Rows from a dataset of charts and code:
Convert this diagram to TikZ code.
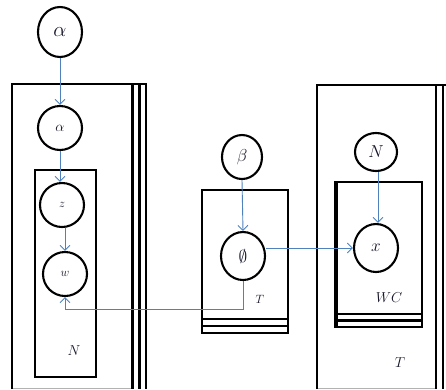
\documentclass[tikz,border=0pt]{standalone}
\usetikzlibrary{shapes.geometric,arrows.meta}
\definecolor{arrblue}{RGB}{79,129,189}
\definecolor{txt}{RGB}{20,20,40}
\begin{document}
\begin{tikzpicture}[x=1pt,y=-1pt,
  var/.style={draw=black,line width=2.1pt,ellipse,inner sep=0pt,fill=white,text=txt},
  box/.style={draw=black,line width=2.1pt},
  arr/.style={draw=arrblue,line width=0.9pt,-{Straight Barb[length=5pt,width=10pt,line width=0.9pt]}},
  lbl/.style={text=txt,inner sep=0pt}]
\useasboundingbox (0,0) rectangle (446,389);
% left outer plate
\draw[box] (12,389) -- (12,84) -- (146,84) -- (146,389);
\draw[box] (132.5,84) -- (132.5,389);
\draw[box] (139.5,84) -- (139.5,389);
\draw[gray!60,line width=0.8pt] (13,388) -- (131,388);
% inner N plate
\draw[box] (35,170) rectangle (96,377);
% middle T plate
\draw[box] (202,190) -- (202,333) -- (288,333) -- (288,190) -- cycle;
\draw[box] (202,319) -- (288,319);
\draw[box] (202,326) -- (288,326);
% right outer plate
\draw[box] (317,389) -- (317,85) -- (446,85);
\draw[box] (436,85) -- (436,389);
\draw[box] (443,85) -- (443,389);
\draw[gray!60,line width=0.8pt] (318,388) -- (435,388);
% WC plate
\draw[box] (335,182) -- (335,327) -- (422,327) -- (422,182) -- cycle;
\draw[black,line width=3.4pt] (336.5,182) -- (336.5,327);
\draw[box] (335,314) -- (422,314);
\draw[box] (335,320.5) -- (422,320.5);
% nodes
\node[var,minimum width=44pt,minimum height=50pt,font=\fontsize{20}{20}\selectfont] (a1) at (60,32) {$\alpha$};
\node[var,minimum width=44pt,minimum height=44pt,font=\fontsize{15}{15}\selectfont] (a2) at (60,128) {$\alpha$};
\node[var,minimum width=44pt,minimum height=44pt,font=\fontsize{13}{13}\selectfont] (z) at (62,205) {$z$};
\node[var,minimum width=44pt,minimum height=44pt,font=\fontsize{13}{13}\selectfont] (w) at (65,274) {$w$};
\node[var,minimum width=40pt,minimum height=44pt,font=\fontsize{18}{18}\selectfont] (beta) at (242,157) {$\beta$};
\node[var,minimum width=44pt,minimum height=48pt,font=\fontsize{16}{16}\selectfont] (phi) at (243,256) {$\emptyset$};
\node[var,minimum width=42pt,minimum height=38pt,font=\fontsize{16}{16}\selectfont] (Nr) at (376,152) {$N$};
\node[var,minimum width=44pt,minimum height=48pt,font=\fontsize{16}{16}\selectfont] (x) at (376,248) {$x$};
% labels
\node[lbl,font=\fontsize{14}{14}\selectfont] (lN) at (74,351) {$N$};
\node[lbl,font=\fontsize{13}{13}\selectfont] (lT1) at (260,299) {$T$};
\node[lbl,font=\fontsize{14}{14}\selectfont] (lWC) at (389,298) {$WC$};
\node[lbl,font=\fontsize{14}{14}\selectfont] (lT2) at (400,363) {$T$};
% connectors
\coordinate (turn) at (243,309);
\draw[arr] (a1.south) -- (a2.north);
\draw[arr] (a2.south) -- (a2.south |- z.north);
\draw[arr] (z.south -| w.north) -- (w.north);
\draw[arr] (beta.south) -- (phi.north);
\draw[arr] (phi.south) -- (phi.south |- turn) -- (w.south |- turn) -- (w.south);
\draw[arr] (x.west -| phi.east) -- (x.west);
\draw[arr] (Nr.south -| 378,0) -- (x.north -| 378,0);
\end{tikzpicture}
\end{document}
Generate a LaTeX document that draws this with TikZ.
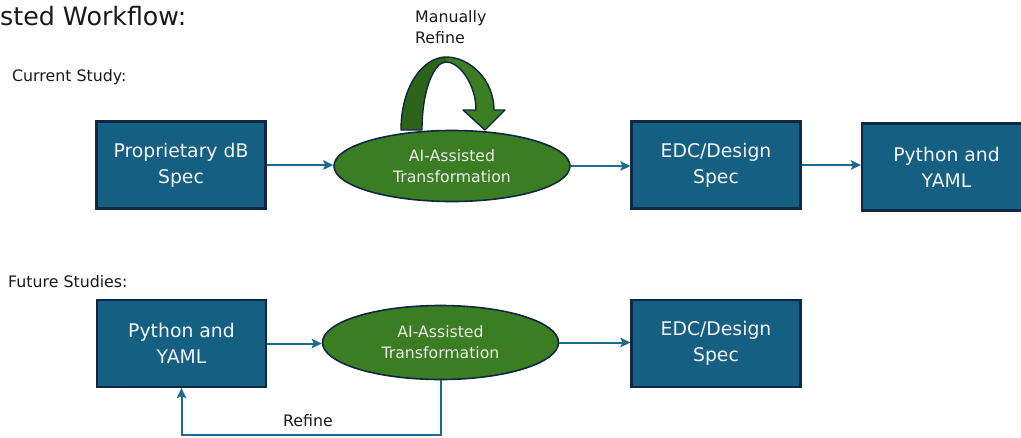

● **Your goal**
Reproduce each record from above exactly; pictures do not belong in the copy.

● **Result for this exercise**
Convert this diagram to TikZ code.
\documentclass[tikz,border=0pt]{standalone}
\usetikzlibrary{shapes.geometric,arrows.meta}
\definecolor{arrblue}{RGB}{79,129,189}
\definecolor{txt}{RGB}{20,20,40}
\begin{document}
\begin{tikzpicture}[x=1pt,y=-1pt,
  var/.style={draw=black,line width=2.1pt,ellipse,inner sep=0pt,fill=white,text=txt},
  box/.style={draw=black,line width=2.1pt},
  arr/.style={draw=arrblue,line width=0.9pt,-{Straight Barb[length=5pt,width=10pt,line width=0.9pt]}},
  lbl/.style={text=txt,inner sep=0pt}]
\useasboundingbox (0,0) rectangle (446,389);
% left outer plate
\draw[box] (12,389) -- (12,84) -- (146,84) -- (146,389);
\draw[box] (132.5,84) -- (132.5,389);
\draw[box] (139.5,84) -- (139.5,389);
\draw[gray!60,line width=0.8pt] (13,388) -- (131,388);
% inner N plate
\draw[box] (35,170) rectangle (96,377);
% middle T plate
\draw[box] (202,190) -- (202,333) -- (288,333) -- (288,190) -- cycle;
\draw[box] (202,319) -- (288,319);
\draw[box] (202,326) -- (288,326);
% right outer plate
\draw[box] (317,389) -- (317,85) -- (446,85);
\draw[box] (436,85) -- (436,389);
\draw[box] (443,85) -- (443,389);
\draw[gray!60,line width=0.8pt] (318,388) -- (435,388);
% WC plate
\draw[box] (335,182) -- (335,327) -- (422,327) -- (422,182) -- cycle;
\draw[black,line width=3.4pt] (336.5,182) -- (336.5,327);
\draw[box] (335,314) -- (422,314);
\draw[box] (335,320.5) -- (422,320.5);
% nodes
\node[var,minimum width=44pt,minimum height=50pt,font=\fontsize{20}{20}\selectfont] (a1) at (60,32) {$\alpha$};
\node[var,minimum width=44pt,minimum height=44pt,font=\fontsize{15}{15}\selectfont] (a2) at (60,128) {$\alpha$};
\node[var,minimum width=44pt,minimum height=44pt,font=\fontsize{13}{13}\selectfont] (z) at (62,205) {$z$};
\node[var,minimum width=44pt,minimum height=44pt,font=\fontsize{13}{13}\selectfont] (w) at (65,274) {$w$};
\node[var,minimum width=40pt,minimum height=44pt,font=\fontsize{18}{18}\selectfont] (beta) at (242,157) {$\beta$};
\node[var,minimum width=44pt,minimum height=48pt,font=\fontsize{16}{16}\selectfont] (phi) at (243,256) {$\emptyset$};
\node[var,minimum width=42pt,minimum height=38pt,font=\fontsize{16}{16}\selectfont] (Nr) at (376,152) {$N$};
\node[var,minimum width=44pt,minimum height=48pt,font=\fontsize{16}{16}\selectfont] (x) at (376,248) {$x$};
% labels
\node[lbl,font=\fontsize{14}{14}\selectfont] (lN) at (74,351) {$N$};
\node[lbl,font=\fontsize{13}{13}\selectfont] (lT1) at (260,299) {$T$};
\node[lbl,font=\fontsize{14}{14}\selectfont] (lWC) at (389,298) {$WC$};
\node[lbl,font=\fontsize{14}{14}\selectfont] (lT2) at (400,363) {$T$};
% connectors
\coordinate (turn) at (243,309);
\draw[arr] (a1.south) -- (a2.north);
\draw[arr] (a2.south) -- (a2.south |- z.north);
\draw[arr] (z.south -| w.north) -- (w.north);
\draw[arr] (beta.south) -- (phi.north);
\draw[arr] (phi.south) -- (phi.south |- turn) -- (w.south |- turn) -- (w.south);
\draw[arr] (x.west -| phi.east) -- (x.west);
\draw[arr] (Nr.south -| 378,0) -- (x.north -| 378,0);
\end{tikzpicture}
\end{document}
Generate a LaTeX document that draws this with TikZ.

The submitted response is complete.